Friday, February 7, 2014

“Event forged indelible bond among all of us …”

Editor's Note: Here's a reader response to the blog entry “Vivid Memories of a New Jersey classmate” which ran in December.

In the year 2000, I attended the screening of the Ashes to Glory documentary about the Marshall University plane crash of 1970 in Huntington, West Virginia.

Prior to the screening, there was a memorial service held at First Baptist, the church that several of the players who died attended. My friends Nate Ruffin and Reggie Oliver (former players) along with Mickey Jackson (MU assistant coach in early 1970s) were there and I also met the brother of one of the crash victims, Marcel Lajterman.

Afterwards at another reception, I saw Dennis Foley, who also played football, but quit the team before the crash. Dennis and Marcel were roommates at the South Hall dormitory where I was a resident adviser. When I introduced Dennis to Marcel’s brother, it was overwhelming for both. Dennis had not spoken much about that experience to anyone.

The film had a lot of impact. In one sequence, I spotted my sister (Angela Dodson) on camera. As a writer for the student newspaper at that time, she was among the media that covered the press conference when Joe McMullen was introduced as Marshall’s new athletics director in February 1971, three months after the crash.

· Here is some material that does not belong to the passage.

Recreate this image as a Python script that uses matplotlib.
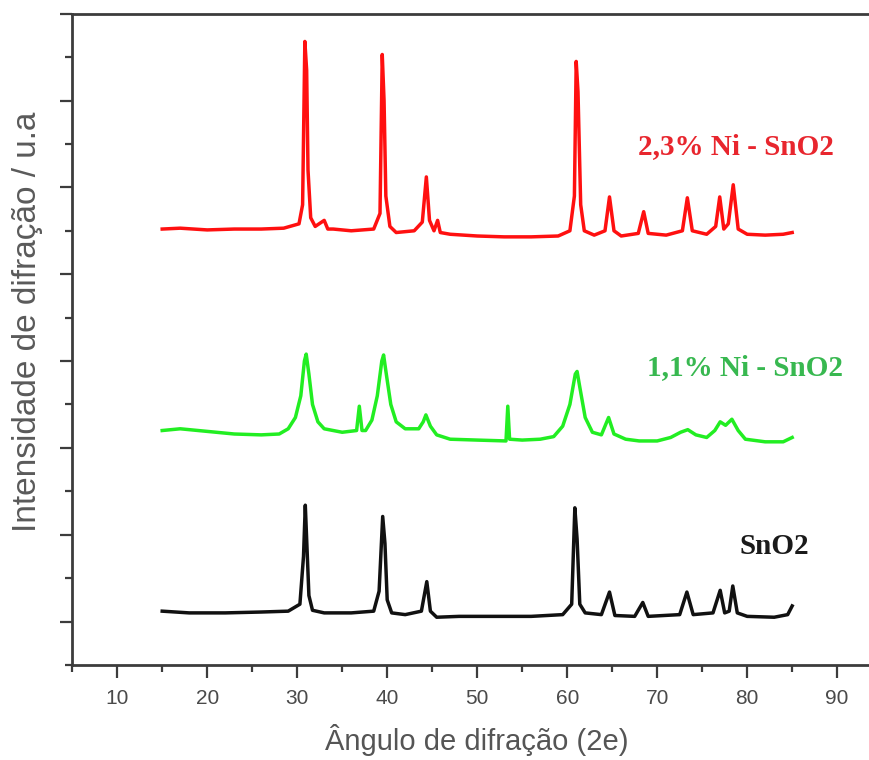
import matplotlib
matplotlib.use("Agg")
import matplotlib.pyplot as plt
from matplotlib.ticker import MultipleLocator, NullFormatter

# 2-theta positions and intensities (offset, arbitrary units)
ang_red = [15.0, 17.0, 20.0, 23.0, 26.0, 28.5, 30.2, 30.6, 30.85, 31.05, 31.2, 31.5, 32.0,
           33.0, 33.4, 34.0, 36.0, 38.5, 39.2, 39.45, 39.65, 39.85, 40.3, 41.0, 43.0, 43.9,
           44.35, 44.7, 45.2, 45.6, 45.9, 47.0, 50.0, 53.0, 56.0, 59.0, 60.3, 60.8, 61.0,
           61.2, 61.5, 61.9, 63.0, 64.2, 64.7, 65.2, 66.0, 67.9, 68.5, 69.0, 71.0, 72.8,
           73.35, 73.9, 75.5, 76.5, 76.95, 77.4, 77.9, 78.45, 79.0, 80.0, 82.0, 84.0, 85.0]
int_red = [4.52, 4.53, 4.51, 4.52, 4.52, 4.53, 4.58, 4.80, 6.68, 6.35, 5.20, 4.65, 4.55,
           4.62, 4.52, 4.52, 4.50, 4.52, 4.70, 6.53, 6.00, 4.90, 4.55, 4.48, 4.50, 4.60,
           5.12, 4.62, 4.50, 4.62, 4.48, 4.46, 4.44, 4.43, 4.43, 4.44, 4.50, 4.90, 6.45,
           6.10, 4.80, 4.50, 4.45, 4.50, 4.89, 4.50, 4.44, 4.47, 4.72, 4.47, 4.45, 4.50,
           4.88, 4.50, 4.46, 4.55, 4.89, 4.52, 4.58, 5.03, 4.52, 4.46, 4.45, 4.46, 4.48]

ang_green = [15.0, 17.0, 20.0, 23.0, 26.0, 28.0, 29.0, 29.8, 30.4, 30.8, 31.0, 31.3, 31.7,
             32.3, 33.0, 35.0, 36.6, 36.9, 37.2, 37.6, 38.3, 38.9, 39.4, 39.6, 39.9, 40.4,
             41.0, 42.0, 43.5, 44.0, 44.3, 44.8, 45.5, 47.0, 50.0, 53.2, 53.4, 53.6, 55.0,
             57.0, 58.5, 59.5, 60.3, 60.9, 61.1, 61.4, 62.0, 62.8, 63.8, 64.6, 65.2, 66.5,
             68.0, 70.0, 71.5, 72.6, 73.4, 74.3, 75.5, 76.4, 77.0, 77.6, 78.3, 79.0, 79.8,
             82.0, 84.0, 85.0]
int_green = [2.20, 2.22, 2.19, 2.16, 2.15, 2.16, 2.22, 2.35, 2.60, 3.00, 3.08, 2.85, 2.50,
             2.30, 2.22, 2.18, 2.20, 2.48, 2.20, 2.20, 2.32, 2.60, 3.00, 3.07, 2.85, 2.50,
             2.30, 2.22, 2.22, 2.30, 2.38, 2.25, 2.15, 2.10, 2.09, 2.08, 2.48, 2.10, 2.09,
             2.10, 2.13, 2.25, 2.50, 2.85, 2.88, 2.70, 2.35, 2.18, 2.15, 2.35, 2.16, 2.10,
             2.08, 2.08, 2.12, 2.18, 2.21, 2.15, 2.12, 2.20, 2.30, 2.26, 2.33, 2.20, 2.10,
             2.07, 2.07, 2.12]

ang_black = [15.0, 18.0, 22.0, 26.0, 29.0, 30.3, 30.7, 30.9, 31.05, 31.3, 31.7, 33.0, 36.0,
             38.5, 39.1, 39.5, 39.75, 40.0, 40.5, 42.0, 43.8, 44.4, 44.8, 45.5, 48.0, 52.0,
             56.0, 59.5, 60.5, 60.85, 61.1, 61.4, 62.0, 63.8, 64.7, 65.3, 67.5, 68.4, 69.0,
             72.5, 73.3, 74.0, 76.2, 77.0, 77.5, 78.0, 78.4, 78.9, 80.0, 83.0, 84.5, 85.0]
int_black = [0.12, 0.10, 0.10, 0.11, 0.12, 0.20, 0.75, 1.34, 0.95, 0.30, 0.13, 0.10, 0.10,
             0.12, 0.35, 1.21, 0.90, 0.25, 0.10, 0.08, 0.12, 0.46, 0.12, 0.05, 0.06, 0.06,
             0.06, 0.08, 0.20, 1.31, 0.95, 0.20, 0.10, 0.08, 0.34, 0.07, 0.06, 0.22, 0.06,
             0.08, 0.34, 0.08, 0.10, 0.36, 0.10, 0.12, 0.41, 0.10, 0.06, 0.05, 0.08, 0.18]

labels = ["2,3% Ni - SnO2", "1,1% Ni - SnO2", "SnO2"]

fig = plt.figure(figsize=(8.7, 7.6), dpi=100)
ax = fig.add_axes([0.083, 0.125, 0.931, 0.857])

ax.plot(ang_red, int_red, color="#ff1010", lw=2.5, solid_joinstyle="round")
ax.plot(ang_green, int_green, color="#22ee22", lw=2.5, solid_joinstyle="round")
ax.plot(ang_black, int_black, color="#111111", lw=2.5, solid_joinstyle="round")

ax.set_xlim(5, 95)
ax.set_ylim(-0.5, 7)

ax.xaxis.set_major_locator(MultipleLocator(10))
ax.xaxis.set_minor_locator(MultipleLocator(5))
ax.yaxis.set_major_locator(MultipleLocator(1))
ax.yaxis.set_minor_locator(MultipleLocator(0.5))
ax.yaxis.set_major_formatter(NullFormatter())

axc = "#3c3c3c"
for s in ax.spines.values():
    s.set_color(axc)
    s.set_linewidth(2)
ax.spines["right"].set_visible(False)
ax.tick_params(which="major", direction="out", length=9, width=1.6, color=axc,
               labelsize=15, labelcolor="#4a4a4a", pad=8)
ax.tick_params(which="minor", direction="out", length=5, width=1.6, color=axc)
for t in ax.get_xticklabels():
    t.set_family("Liberation Sans")

serif = dict(family="Liberation Serif", weight="bold", fontsize=21, va="center")
ax.text(67.9, 5.47, labels[0], color="#e8262e", **serif)
ax.text(68.9, 2.92, labels[1], color="#38b850", **serif)
ax.text(79.2, 0.87, labels[2], color="#1a1a1a", **serif)

fig.text(477 / 870, 1 - 740 / 760, "Ângulo de difração (2e)", family="Liberation Sans",
         fontsize=21, color="#555555", ha="center", va="center")
fig.text(28 / 870, 1 - 322 / 760, "Intensidade de difração / u.a", family="Liberation Sans",
         fontsize=24, color="#5a5a5a", ha="center", va="center", rotation=90)

fig.savefig("out.png", dpi=100)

Also in the film, Felix Jordan was incorrectly identified as Craig Greenlee because Felix had the same uniform number that Craig had the year before the crash. Craig played two seasons and left the team in 1969.

Coincidentally, I recently received a phone call from Evangelist Ed Carter, a player who missed the fatal flight because he went home to Texas for his father’s funeral. We spoke for over an hour about our friends and our experiences at Marshall. That event has forged an indelible bond among all of us who were affected by the tragedy.

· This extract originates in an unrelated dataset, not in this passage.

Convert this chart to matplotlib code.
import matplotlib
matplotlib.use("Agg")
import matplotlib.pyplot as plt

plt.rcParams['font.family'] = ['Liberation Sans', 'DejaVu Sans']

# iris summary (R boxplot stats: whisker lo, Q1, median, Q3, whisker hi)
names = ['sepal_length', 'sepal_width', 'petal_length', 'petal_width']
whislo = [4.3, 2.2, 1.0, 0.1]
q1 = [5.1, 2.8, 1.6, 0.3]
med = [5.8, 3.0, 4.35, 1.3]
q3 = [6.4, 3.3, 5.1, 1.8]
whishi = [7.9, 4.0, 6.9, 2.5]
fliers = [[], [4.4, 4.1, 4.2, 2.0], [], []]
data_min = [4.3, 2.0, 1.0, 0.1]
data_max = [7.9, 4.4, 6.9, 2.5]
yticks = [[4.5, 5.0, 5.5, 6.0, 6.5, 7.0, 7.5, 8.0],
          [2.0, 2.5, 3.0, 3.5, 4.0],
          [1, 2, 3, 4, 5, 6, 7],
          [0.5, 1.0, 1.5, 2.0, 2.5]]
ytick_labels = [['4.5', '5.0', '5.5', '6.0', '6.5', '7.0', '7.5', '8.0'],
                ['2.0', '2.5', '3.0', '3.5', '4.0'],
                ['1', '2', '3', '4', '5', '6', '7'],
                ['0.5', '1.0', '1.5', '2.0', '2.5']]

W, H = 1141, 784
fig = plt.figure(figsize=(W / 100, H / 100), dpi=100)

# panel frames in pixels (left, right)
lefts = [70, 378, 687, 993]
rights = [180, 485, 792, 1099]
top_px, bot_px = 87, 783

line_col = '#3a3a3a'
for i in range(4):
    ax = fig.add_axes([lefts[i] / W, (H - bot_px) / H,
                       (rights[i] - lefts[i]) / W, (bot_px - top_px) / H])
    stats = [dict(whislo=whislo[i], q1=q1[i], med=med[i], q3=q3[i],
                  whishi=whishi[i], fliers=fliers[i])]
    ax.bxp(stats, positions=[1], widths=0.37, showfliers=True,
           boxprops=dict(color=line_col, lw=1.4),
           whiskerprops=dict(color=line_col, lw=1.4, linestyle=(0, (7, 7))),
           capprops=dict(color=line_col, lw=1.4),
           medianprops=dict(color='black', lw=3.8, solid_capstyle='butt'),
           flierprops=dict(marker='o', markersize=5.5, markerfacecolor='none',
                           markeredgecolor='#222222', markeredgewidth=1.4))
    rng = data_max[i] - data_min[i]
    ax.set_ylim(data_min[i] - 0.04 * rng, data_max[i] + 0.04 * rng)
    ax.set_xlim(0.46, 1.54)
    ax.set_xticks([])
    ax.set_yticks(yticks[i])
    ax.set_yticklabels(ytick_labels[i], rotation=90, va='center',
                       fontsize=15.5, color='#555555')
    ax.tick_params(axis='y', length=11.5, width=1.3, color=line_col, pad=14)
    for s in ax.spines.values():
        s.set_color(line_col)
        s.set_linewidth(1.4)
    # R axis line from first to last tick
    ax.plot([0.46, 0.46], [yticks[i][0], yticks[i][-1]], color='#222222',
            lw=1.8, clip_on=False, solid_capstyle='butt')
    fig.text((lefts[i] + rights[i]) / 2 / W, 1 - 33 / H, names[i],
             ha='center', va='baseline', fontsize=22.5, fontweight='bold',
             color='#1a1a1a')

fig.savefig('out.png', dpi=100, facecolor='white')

I read Les Hicks’s book Against All Odds and attended his book signing at Marshall's Homecoming in October 2013. Craig had a book signing two years earlier when his memoir November Ever After was published. We are all proud of the Nate Ruffin Lounge which is part of the new Alumni Center on the Marshall campus. There is also a bust of Nate and some of his memorabilia that was donated by his wife Sharon to display there.

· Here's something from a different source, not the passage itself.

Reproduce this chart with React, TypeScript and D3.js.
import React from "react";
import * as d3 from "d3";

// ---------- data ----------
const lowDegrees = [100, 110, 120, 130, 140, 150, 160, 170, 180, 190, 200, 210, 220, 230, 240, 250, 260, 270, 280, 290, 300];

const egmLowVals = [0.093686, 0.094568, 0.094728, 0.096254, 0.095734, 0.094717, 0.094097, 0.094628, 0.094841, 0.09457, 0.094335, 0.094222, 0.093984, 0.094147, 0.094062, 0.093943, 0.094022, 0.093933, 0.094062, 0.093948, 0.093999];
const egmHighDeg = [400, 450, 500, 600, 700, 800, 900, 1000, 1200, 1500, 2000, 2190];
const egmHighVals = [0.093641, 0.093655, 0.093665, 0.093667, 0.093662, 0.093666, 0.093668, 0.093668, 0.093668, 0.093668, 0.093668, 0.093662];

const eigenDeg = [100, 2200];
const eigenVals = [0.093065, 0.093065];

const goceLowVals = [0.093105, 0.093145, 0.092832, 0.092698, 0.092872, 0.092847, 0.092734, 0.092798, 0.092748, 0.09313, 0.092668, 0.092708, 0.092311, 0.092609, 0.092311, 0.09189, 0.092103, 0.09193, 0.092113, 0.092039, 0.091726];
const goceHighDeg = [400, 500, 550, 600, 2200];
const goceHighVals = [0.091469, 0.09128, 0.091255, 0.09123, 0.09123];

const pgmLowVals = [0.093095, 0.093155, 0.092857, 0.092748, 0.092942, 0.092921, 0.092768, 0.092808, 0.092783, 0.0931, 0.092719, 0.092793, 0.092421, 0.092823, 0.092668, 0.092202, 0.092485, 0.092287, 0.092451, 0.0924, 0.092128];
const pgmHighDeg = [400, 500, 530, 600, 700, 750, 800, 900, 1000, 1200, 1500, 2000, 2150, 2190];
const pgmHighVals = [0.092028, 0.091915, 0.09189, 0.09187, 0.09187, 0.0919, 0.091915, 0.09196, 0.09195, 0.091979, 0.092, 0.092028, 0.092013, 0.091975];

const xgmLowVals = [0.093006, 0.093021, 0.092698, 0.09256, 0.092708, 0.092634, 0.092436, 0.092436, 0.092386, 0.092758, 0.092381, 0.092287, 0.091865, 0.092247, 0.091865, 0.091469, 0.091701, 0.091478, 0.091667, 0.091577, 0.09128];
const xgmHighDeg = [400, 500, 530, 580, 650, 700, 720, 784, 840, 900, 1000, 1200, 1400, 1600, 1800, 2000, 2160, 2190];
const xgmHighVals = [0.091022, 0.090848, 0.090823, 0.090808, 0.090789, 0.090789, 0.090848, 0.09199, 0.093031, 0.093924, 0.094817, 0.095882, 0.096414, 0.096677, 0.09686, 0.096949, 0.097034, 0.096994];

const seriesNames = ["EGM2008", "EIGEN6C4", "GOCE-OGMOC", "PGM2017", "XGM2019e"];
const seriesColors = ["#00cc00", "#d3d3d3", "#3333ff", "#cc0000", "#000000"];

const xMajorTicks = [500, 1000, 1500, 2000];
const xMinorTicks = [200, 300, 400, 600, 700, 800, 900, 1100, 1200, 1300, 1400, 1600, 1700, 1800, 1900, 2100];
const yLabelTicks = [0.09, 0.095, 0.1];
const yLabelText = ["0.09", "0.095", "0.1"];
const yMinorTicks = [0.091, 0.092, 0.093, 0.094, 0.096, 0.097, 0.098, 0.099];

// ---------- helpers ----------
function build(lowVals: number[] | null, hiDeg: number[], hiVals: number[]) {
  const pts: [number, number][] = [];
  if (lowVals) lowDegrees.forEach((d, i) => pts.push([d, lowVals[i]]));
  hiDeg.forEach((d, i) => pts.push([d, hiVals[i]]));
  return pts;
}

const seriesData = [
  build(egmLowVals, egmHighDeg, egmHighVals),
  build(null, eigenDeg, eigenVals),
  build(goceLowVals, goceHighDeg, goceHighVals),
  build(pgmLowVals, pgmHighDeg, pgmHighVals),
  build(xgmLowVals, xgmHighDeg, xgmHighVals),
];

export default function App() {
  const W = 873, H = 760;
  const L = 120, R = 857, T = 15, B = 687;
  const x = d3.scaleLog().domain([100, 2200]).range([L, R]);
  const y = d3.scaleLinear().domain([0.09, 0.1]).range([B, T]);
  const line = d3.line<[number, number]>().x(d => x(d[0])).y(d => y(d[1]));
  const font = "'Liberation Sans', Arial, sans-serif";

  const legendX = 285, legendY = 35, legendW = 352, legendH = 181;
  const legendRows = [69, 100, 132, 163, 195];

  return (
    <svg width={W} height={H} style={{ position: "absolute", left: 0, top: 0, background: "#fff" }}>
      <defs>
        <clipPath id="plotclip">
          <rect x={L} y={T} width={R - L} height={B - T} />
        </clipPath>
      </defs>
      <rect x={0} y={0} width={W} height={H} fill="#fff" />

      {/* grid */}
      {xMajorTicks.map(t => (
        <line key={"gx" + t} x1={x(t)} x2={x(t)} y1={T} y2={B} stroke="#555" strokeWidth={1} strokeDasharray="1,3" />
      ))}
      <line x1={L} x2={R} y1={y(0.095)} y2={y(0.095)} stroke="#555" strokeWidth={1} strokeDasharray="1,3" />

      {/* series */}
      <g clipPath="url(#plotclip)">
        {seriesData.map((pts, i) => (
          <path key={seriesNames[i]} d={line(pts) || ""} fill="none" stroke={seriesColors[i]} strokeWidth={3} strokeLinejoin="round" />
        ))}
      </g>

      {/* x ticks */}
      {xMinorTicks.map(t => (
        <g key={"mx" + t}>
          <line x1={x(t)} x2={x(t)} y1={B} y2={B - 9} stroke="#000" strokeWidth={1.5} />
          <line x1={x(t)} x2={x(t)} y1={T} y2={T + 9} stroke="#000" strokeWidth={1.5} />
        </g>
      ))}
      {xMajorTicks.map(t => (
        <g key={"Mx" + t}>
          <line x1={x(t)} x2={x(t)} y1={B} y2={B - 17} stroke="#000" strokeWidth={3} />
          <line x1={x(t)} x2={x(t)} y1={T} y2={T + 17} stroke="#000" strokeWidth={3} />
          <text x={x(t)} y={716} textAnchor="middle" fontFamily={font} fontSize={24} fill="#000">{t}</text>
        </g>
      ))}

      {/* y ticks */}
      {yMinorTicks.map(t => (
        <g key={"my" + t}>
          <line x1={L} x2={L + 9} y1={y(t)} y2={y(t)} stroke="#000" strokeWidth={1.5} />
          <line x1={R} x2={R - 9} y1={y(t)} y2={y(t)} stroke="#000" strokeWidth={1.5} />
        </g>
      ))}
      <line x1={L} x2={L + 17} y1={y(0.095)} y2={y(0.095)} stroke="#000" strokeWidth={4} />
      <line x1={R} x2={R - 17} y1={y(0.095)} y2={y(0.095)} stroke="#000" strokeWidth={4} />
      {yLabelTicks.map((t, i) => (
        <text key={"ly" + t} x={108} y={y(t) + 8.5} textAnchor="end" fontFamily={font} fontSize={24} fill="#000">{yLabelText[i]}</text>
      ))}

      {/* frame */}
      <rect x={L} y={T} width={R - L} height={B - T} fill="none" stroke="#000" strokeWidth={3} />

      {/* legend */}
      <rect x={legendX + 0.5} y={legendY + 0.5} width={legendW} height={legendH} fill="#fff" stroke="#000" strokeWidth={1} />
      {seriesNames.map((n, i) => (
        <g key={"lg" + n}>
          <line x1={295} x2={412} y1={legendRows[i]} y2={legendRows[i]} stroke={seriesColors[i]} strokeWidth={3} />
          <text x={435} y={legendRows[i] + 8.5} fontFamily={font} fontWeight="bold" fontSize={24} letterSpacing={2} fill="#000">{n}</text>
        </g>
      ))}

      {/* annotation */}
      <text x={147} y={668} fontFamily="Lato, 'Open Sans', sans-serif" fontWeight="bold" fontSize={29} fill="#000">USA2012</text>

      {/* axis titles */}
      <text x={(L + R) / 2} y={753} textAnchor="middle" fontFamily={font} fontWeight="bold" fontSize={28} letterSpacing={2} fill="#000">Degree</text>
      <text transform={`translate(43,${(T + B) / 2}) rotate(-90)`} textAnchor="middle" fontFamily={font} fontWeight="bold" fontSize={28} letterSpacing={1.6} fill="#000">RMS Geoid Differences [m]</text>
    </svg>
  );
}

As one who traveled with the “Homegoing Caravan,” I was elated to hear that Tuscaloosa, Alabama now has a permanent memorial exhibit which honors the four Marshall players from Tuscaloosa who died. None of us who attended the joint funeral for Joe Hood, Freddie Wilson, Robert Vanhorn and Larry Sanders will ever forget that day.

Craig has done a great service to amplify this story in the backdrop of the national notoriety that Marshall has enjoyed in recent years because of its gridiron success and the movie We Are Marshall.